Available data —
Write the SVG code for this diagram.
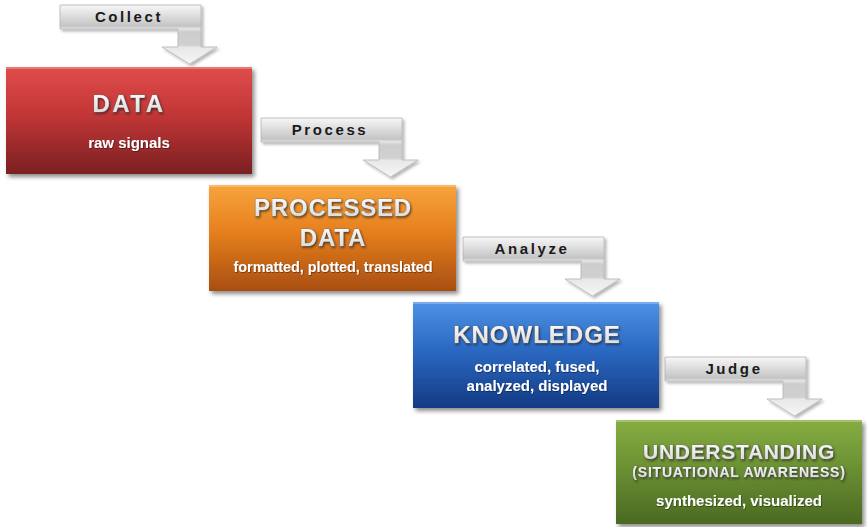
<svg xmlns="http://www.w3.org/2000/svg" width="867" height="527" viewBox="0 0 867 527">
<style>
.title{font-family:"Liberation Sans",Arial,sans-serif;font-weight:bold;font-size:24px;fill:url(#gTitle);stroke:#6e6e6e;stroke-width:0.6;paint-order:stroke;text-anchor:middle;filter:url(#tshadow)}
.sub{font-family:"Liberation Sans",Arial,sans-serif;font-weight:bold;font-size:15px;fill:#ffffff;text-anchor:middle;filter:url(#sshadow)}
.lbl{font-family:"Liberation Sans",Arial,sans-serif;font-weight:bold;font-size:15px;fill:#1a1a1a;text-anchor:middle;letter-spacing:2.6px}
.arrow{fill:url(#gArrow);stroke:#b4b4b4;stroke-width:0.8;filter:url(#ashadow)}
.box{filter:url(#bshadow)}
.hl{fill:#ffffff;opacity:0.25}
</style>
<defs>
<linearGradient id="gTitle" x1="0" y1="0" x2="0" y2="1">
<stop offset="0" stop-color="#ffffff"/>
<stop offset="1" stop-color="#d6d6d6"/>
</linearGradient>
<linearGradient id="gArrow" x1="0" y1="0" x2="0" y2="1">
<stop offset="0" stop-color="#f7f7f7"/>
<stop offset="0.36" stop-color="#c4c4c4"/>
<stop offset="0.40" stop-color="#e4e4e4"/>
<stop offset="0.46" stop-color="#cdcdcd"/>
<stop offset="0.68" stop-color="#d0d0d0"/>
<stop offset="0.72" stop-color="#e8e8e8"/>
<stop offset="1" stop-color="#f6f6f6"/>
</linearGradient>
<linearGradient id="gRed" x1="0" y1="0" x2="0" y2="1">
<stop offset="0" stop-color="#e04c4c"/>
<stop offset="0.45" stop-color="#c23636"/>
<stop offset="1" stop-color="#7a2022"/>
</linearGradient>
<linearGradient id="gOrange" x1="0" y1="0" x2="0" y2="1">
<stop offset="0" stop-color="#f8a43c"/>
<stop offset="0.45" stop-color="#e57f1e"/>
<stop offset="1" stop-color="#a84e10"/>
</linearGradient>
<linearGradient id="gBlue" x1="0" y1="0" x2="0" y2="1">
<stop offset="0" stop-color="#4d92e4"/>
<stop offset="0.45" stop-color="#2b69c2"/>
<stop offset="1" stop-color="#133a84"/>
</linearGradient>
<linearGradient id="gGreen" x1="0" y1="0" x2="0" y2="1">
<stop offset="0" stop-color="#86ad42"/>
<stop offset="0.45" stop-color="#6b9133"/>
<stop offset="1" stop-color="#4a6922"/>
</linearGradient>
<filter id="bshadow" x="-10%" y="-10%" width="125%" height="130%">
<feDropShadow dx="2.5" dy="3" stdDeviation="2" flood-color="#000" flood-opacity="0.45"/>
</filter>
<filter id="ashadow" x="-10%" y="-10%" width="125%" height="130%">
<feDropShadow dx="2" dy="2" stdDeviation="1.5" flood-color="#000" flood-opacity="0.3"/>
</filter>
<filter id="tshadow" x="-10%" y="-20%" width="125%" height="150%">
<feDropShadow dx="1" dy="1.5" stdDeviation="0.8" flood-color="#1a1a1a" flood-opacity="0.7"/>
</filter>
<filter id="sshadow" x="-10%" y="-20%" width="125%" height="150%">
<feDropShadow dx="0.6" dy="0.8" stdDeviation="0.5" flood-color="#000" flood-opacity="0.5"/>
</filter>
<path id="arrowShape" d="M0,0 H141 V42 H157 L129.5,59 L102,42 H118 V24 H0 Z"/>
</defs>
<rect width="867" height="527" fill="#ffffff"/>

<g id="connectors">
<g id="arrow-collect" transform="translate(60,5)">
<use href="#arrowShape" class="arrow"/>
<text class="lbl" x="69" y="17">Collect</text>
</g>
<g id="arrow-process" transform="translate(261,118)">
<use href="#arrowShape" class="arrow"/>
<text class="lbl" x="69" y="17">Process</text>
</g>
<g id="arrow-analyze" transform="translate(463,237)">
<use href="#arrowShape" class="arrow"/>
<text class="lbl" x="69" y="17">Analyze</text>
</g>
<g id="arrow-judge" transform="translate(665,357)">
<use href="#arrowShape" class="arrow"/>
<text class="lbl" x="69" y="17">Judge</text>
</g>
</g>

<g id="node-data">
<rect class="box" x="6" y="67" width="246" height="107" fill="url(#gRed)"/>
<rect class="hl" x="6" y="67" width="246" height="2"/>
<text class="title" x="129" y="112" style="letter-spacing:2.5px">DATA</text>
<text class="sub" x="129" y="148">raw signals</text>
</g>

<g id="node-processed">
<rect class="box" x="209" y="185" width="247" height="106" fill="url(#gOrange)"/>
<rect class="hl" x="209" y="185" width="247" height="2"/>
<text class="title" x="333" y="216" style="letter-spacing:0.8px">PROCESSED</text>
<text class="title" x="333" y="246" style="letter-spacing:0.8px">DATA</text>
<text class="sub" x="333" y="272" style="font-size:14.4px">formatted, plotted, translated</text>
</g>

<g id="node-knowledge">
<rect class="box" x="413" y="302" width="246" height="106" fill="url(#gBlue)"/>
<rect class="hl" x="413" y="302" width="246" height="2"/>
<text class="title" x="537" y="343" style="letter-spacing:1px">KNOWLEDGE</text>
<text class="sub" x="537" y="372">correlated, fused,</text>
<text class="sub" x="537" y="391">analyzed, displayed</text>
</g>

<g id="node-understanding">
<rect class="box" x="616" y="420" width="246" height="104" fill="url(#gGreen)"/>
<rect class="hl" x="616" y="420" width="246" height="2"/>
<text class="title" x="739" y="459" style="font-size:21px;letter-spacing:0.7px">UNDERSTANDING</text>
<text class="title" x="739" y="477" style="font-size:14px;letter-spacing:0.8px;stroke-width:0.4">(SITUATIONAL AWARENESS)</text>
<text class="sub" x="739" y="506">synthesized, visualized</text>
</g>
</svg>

Short problem — Ignore the images and quote every line of the listing exactly.

Final result —
Write the SVG code for this diagram.
<svg xmlns="http://www.w3.org/2000/svg" width="867" height="527" viewBox="0 0 867 527">
<style>
.title{font-family:"Liberation Sans",Arial,sans-serif;font-weight:bold;font-size:24px;fill:url(#gTitle);stroke:#6e6e6e;stroke-width:0.6;paint-order:stroke;text-anchor:middle;filter:url(#tshadow)}
.sub{font-family:"Liberation Sans",Arial,sans-serif;font-weight:bold;font-size:15px;fill:#ffffff;text-anchor:middle;filter:url(#sshadow)}
.lbl{font-family:"Liberation Sans",Arial,sans-serif;font-weight:bold;font-size:15px;fill:#1a1a1a;text-anchor:middle;letter-spacing:2.6px}
.arrow{fill:url(#gArrow);stroke:#b4b4b4;stroke-width:0.8;filter:url(#ashadow)}
.box{filter:url(#bshadow)}
.hl{fill:#ffffff;opacity:0.25}
</style>
<defs>
<linearGradient id="gTitle" x1="0" y1="0" x2="0" y2="1">
<stop offset="0" stop-color="#ffffff"/>
<stop offset="1" stop-color="#d6d6d6"/>
</linearGradient>
<linearGradient id="gArrow" x1="0" y1="0" x2="0" y2="1">
<stop offset="0" stop-color="#f7f7f7"/>
<stop offset="0.36" stop-color="#c4c4c4"/>
<stop offset="0.40" stop-color="#e4e4e4"/>
<stop offset="0.46" stop-color="#cdcdcd"/>
<stop offset="0.68" stop-color="#d0d0d0"/>
<stop offset="0.72" stop-color="#e8e8e8"/>
<stop offset="1" stop-color="#f6f6f6"/>
</linearGradient>
<linearGradient id="gRed" x1="0" y1="0" x2="0" y2="1">
<stop offset="0" stop-color="#e04c4c"/>
<stop offset="0.45" stop-color="#c23636"/>
<stop offset="1" stop-color="#7a2022"/>
</linearGradient>
<linearGradient id="gOrange" x1="0" y1="0" x2="0" y2="1">
<stop offset="0" stop-color="#f8a43c"/>
<stop offset="0.45" stop-color="#e57f1e"/>
<stop offset="1" stop-color="#a84e10"/>
</linearGradient>
<linearGradient id="gBlue" x1="0" y1="0" x2="0" y2="1">
<stop offset="0" stop-color="#4d92e4"/>
<stop offset="0.45" stop-color="#2b69c2"/>
<stop offset="1" stop-color="#133a84"/>
</linearGradient>
<linearGradient id="gGreen" x1="0" y1="0" x2="0" y2="1">
<stop offset="0" stop-color="#86ad42"/>
<stop offset="0.45" stop-color="#6b9133"/>
<stop offset="1" stop-color="#4a6922"/>
</linearGradient>
<filter id="bshadow" x="-10%" y="-10%" width="125%" height="130%">
<feDropShadow dx="2.5" dy="3" stdDeviation="2" flood-color="#000" flood-opacity="0.45"/>
</filter>
<filter id="ashadow" x="-10%" y="-10%" width="125%" height="130%">
<feDropShadow dx="2" dy="2" stdDeviation="1.5" flood-color="#000" flood-opacity="0.3"/>
</filter>
<filter id="tshadow" x="-10%" y="-20%" width="125%" height="150%">
<feDropShadow dx="1" dy="1.5" stdDeviation="0.8" flood-color="#1a1a1a" flood-opacity="0.7"/>
</filter>
<filter id="sshadow" x="-10%" y="-20%" width="125%" height="150%">
<feDropShadow dx="0.6" dy="0.8" stdDeviation="0.5" flood-color="#000" flood-opacity="0.5"/>
</filter>
<path id="arrowShape" d="M0,0 H141 V42 H157 L129.5,59 L102,42 H118 V24 H0 Z"/>
</defs>
<rect width="867" height="527" fill="#ffffff"/>

<g id="connectors">
<g id="arrow-collect" transform="translate(60,5)">
<use href="#arrowShape" class="arrow"/>
<text class="lbl" x="69" y="17">Collect</text>
</g>
<g id="arrow-process" transform="translate(261,118)">
<use href="#arrowShape" class="arrow"/>
<text class="lbl" x="69" y="17">Process</text>
</g>
<g id="arrow-analyze" transform="translate(463,237)">
<use href="#arrowShape" class="arrow"/>
<text class="lbl" x="69" y="17">Analyze</text>
</g>
<g id="arrow-judge" transform="translate(665,357)">
<use href="#arrowShape" class="arrow"/>
<text class="lbl" x="69" y="17">Judge</text>
</g>
</g>

<g id="node-data">
<rect class="box" x="6" y="67" width="246" height="107" fill="url(#gRed)"/>
<rect class="hl" x="6" y="67" width="246" height="2"/>
<text class="title" x="129" y="112" style="letter-spacing:2.5px">DATA</text>
<text class="sub" x="129" y="148">raw signals</text>
</g>

<g id="node-processed">
<rect class="box" x="209" y="185" width="247" height="106" fill="url(#gOrange)"/>
<rect class="hl" x="209" y="185" width="247" height="2"/>
<text class="title" x="333" y="216" style="letter-spacing:0.8px">PROCESSED</text>
<text class="title" x="333" y="246" style="letter-spacing:0.8px">DATA</text>
<text class="sub" x="333" y="272" style="font-size:14.4px">formatted, plotted, translated</text>
</g>

<g id="node-knowledge">
<rect class="box" x="413" y="302" width="246" height="106" fill="url(#gBlue)"/>
<rect class="hl" x="413" y="302" width="246" height="2"/>
<text class="title" x="537" y="343" style="letter-spacing:1px">KNOWLEDGE</text>
<text class="sub" x="537" y="372">correlated, fused,</text>
<text class="sub" x="537" y="391">analyzed, displayed</text>
</g>

<g id="node-understanding">
<rect class="box" x="616" y="420" width="246" height="104" fill="url(#gGreen)"/>
<rect class="hl" x="616" y="420" width="246" height="2"/>
<text class="title" x="739" y="459" style="font-size:21px;letter-spacing:0.7px">UNDERSTANDING</text>
<text class="title" x="739" y="477" style="font-size:14px;letter-spacing:0.8px;stroke-width:0.4">(SITUATIONAL AWARENESS)</text>
<text class="sub" x="739" y="506">synthesized, visualized</text>
</g>
</svg>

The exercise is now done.